Dato il periodo che tutti stiamo passando, non posso esimermi dal chiedervi come avete affrontato (e state affrontando tutt’ora, anche in funzione della pubblicazione del disco) la pandemia e le restrizioni. Soprattutto dal punto di vista della band, oltre che di voi due.
Non è cambiato molto in realtà, suonavamo poco in giro prima e suoniamo poco ora. Le uniche conseguenze negative: abbiamo perso nove mesi durante l’uscita del disco, sarebbe dovuto uscire ad ottobre 2020 e non abbiamo potuto fare le prove e creare nuovo materiale per un anno praticamente, vista l’impossibilità di spostarci e la nostra molto poco sviluppata voglia di ribellione alle regole. Per quanto riguarda me, l’ho sofferta abbastanza, non tanto durante il primo lockdown, bensì più tardi, sulla media-lunga durata.
Potete farci una retrospettiva pre Covid e una previsione post?
Non voglio fare un discorso generale, conterrebbe troppe sfaccettature che non riuscirei a tenere in considerazione. Posso dire che, per quanto riguarda la mia esperienza, già prima del covid ho percepito sempre un’apatia generalizzata agli eventi, veramente pochissima gente che si lascia andare, me compreso. Questo brodo di situazioni “cool”, aperitivi e affini, dove la musica è inserita in maniera dozzinale e approssimativa, è un morbo degenerativo, soprattutto in un contesto provinciale come quello in cui vivo.
Spero che tutte queste restrizioni riescano a spingere le persone allo stremo, creando in loro un sincero bisogno di sfogo, di live appassionati e passionali, suonati da persone completamente dedite a ciò che stanno facendo, in totale simbiosi con quello che stanno suonando. Una proposta concentrata principalmente su musica adatta alla posizione seduta alla lunga annoierà, si sentirà sempre più il bisogno di farsi coinvolgere fisicamente da un gruppo di persone che buttano fuori l’anima su un palco . O almeno spero.

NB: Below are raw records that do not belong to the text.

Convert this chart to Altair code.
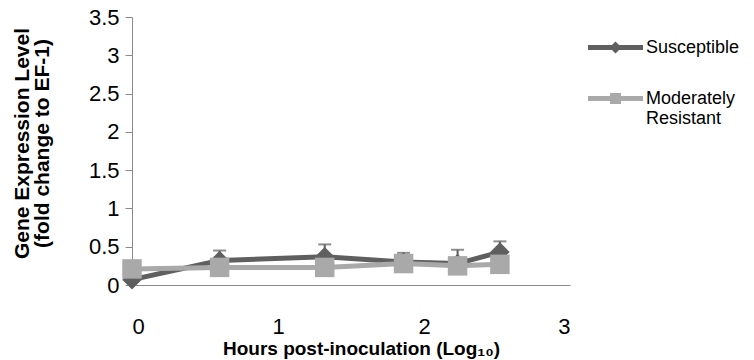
import altair as alt
import pandas as pd

# ---- data ----
hours_log = [0.0, 0.60, 1.32, 1.86, 2.23, 2.52]
susceptible = [0.07, 0.32, 0.37, 0.30, 0.28, 0.43]
susceptible_err = [0.0, 0.13, 0.16, 0.12, 0.18, 0.14]
mod_resistant = [0.21, 0.23, 0.23, 0.28, 0.25, 0.27]
series_names = ["Susceptible", "Moderately Resistant"]
series_colors = ["#5f5f5f", "#a9a9a9"]
x_ticks = [0, 1, 2, 3]
y_ticks = [0, 0.5, 1, 1.5, 2, 2.5, 3, 3.5]

df_s = pd.DataFrame({"x": hours_log, "y": susceptible,
                     "hi": [v + e for v, e in zip(susceptible, susceptible_err)],
                     "series": series_names[0]})
df_m = pd.DataFrame({"x": hours_log, "y": mod_resistant, "series": series_names[1]})
df_all = pd.concat([df_s[["x", "y", "series"]], df_m], ignore_index=True)

FONT = "Liberation Sans"
xscale = alt.Scale(domain=[0, 3], nice=False, zero=False)
yscale = alt.Scale(domain=[0, 3.5], nice=False)

xaxis = alt.Axis(values=x_ticks, ticks=False, labelPadding=31, labelFontSize=22,
                 labelOverlap=False,
                 title="Hours post-inoculation (Log₁₀)", titleFontSize=19, titleX=229,
                 titleFontWeight="bold", titlePadding=2, domainColor="#8a8a8a",
                 labelColor="#000000", titleColor="#000000", grid=False)
yaxis = alt.Axis(values=y_ticks, format="~g", tickSize=7, labelPadding=6,
                 labelOverlap=False,
                 labelFontSize=22, title=["Gene Expression Level", "(fold change to EF-1)"],
                 titleFontSize=21, titleFontWeight="bold", titleLineHeight=20, titleY=126,
                 titlePadding=36, domainColor="#8a8a8a", tickColor="#8a8a8a",
                 labelColor="#000000", titleColor="#000000", grid=False)
xenc = alt.X("x:Q", scale=xscale, axis=xaxis)
yenc = alt.Y("y:Q", scale=yscale, axis=yaxis)

base_s = alt.Chart(df_s)
base_m = alt.Chart(df_m)

err_stem = base_s.mark_rule(color=series_colors[0], strokeWidth=2).encode(
    x=xenc, y=yenc, y2="hi:Q")
err_cap = base_s.mark_tick(color=series_colors[0], thickness=2, size=13, orient="horizontal").encode(
    x=xenc, y=alt.Y("hi:Q", scale=yscale, axis=yaxis))
line_s = base_s.mark_line(color=series_colors[0], strokeWidth=5).encode(x=xenc, y=yenc)
pts_s = base_s.mark_point(shape="diamond", filled=True, size=380, opacity=1,
                          color=series_colors[0]).encode(x=xenc, y=yenc)
line_m = base_m.mark_line(color=series_colors[1], strokeWidth=5).encode(x=xenc, y=yenc)
pts_m = base_m.mark_point(shape="square", filled=True, size=380, opacity=1,
                          color=series_colors[1]).encode(x=xenc, y=yenc)

leg_paths = [
    "M-1,-0.09L1,-0.09L1,0.09L-1,0.09Z M0,-0.22L0.22,0L0,0.22L-0.22,0Z",
    "M-1,-0.09L1,-0.09L1,0.09L-1,0.09Z M-0.2,-0.2L0.2,-0.2L0.2,0.2L-0.2,0.2Z",
]
legend = alt.Legend(title=None, orient="none", legendX=456, legendY=3, padding=0,
                    symbolSize=3025, symbolStrokeWidth=0, labelFontSize=18, labelFont=FONT,
                    labelColor="#000000", labelOffset=3, rowPadding=14, labelLimit=200,
                    labelExpr="datum.label == 'Moderately Resistant' ? ['Moderately', 'Resistant'] : datum.label")
leg_layer = alt.Chart(df_all).transform_filter("false").mark_point(filled=True, opacity=1).encode(
    color=alt.Color("series:N", scale=alt.Scale(domain=series_names, range=series_colors), legend=legend),
    shape=alt.Shape("series:N", scale=alt.Scale(domain=series_names, range=leg_paths), legend=legend),
)

chart = alt.layer(err_stem, err_cap, line_s, pts_s, line_m, pts_m, leg_layer).properties(
    width=438, height=268,
    autosize=alt.AutoSizeParams(type="none"),
    padding={"left": 132, "top": 17, "right": 184, "bottom": 75},
).configure(font=FONT).configure_view(stroke=None)

chart.save("out.html", embed_options={"renderer": "svg", "actions": False})
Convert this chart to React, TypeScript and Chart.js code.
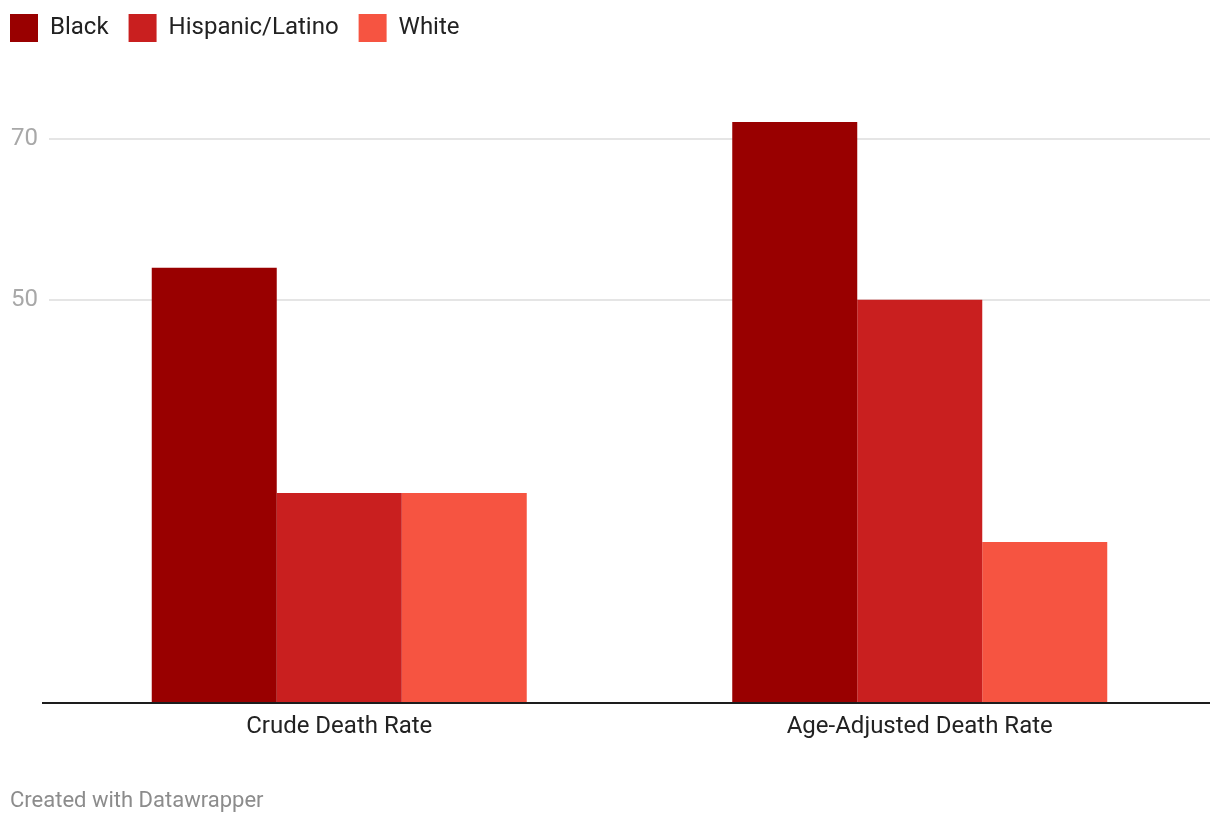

Il vostro genere è decisamente estremo. Come viene accolto dal pubblico? E’ un genere che funziona meglio in Italia oppure ci sono realtà all’estero in cui questa proposta viene maggiormente compresa e apprezzata?
Non saprei dirti, abbiamo suonato raramente all’estero, ma non credo ci siano troppe differenze. Sicuro in Italia c’è parecchia gente che ha voglia di sorbirsi quello che facciamo.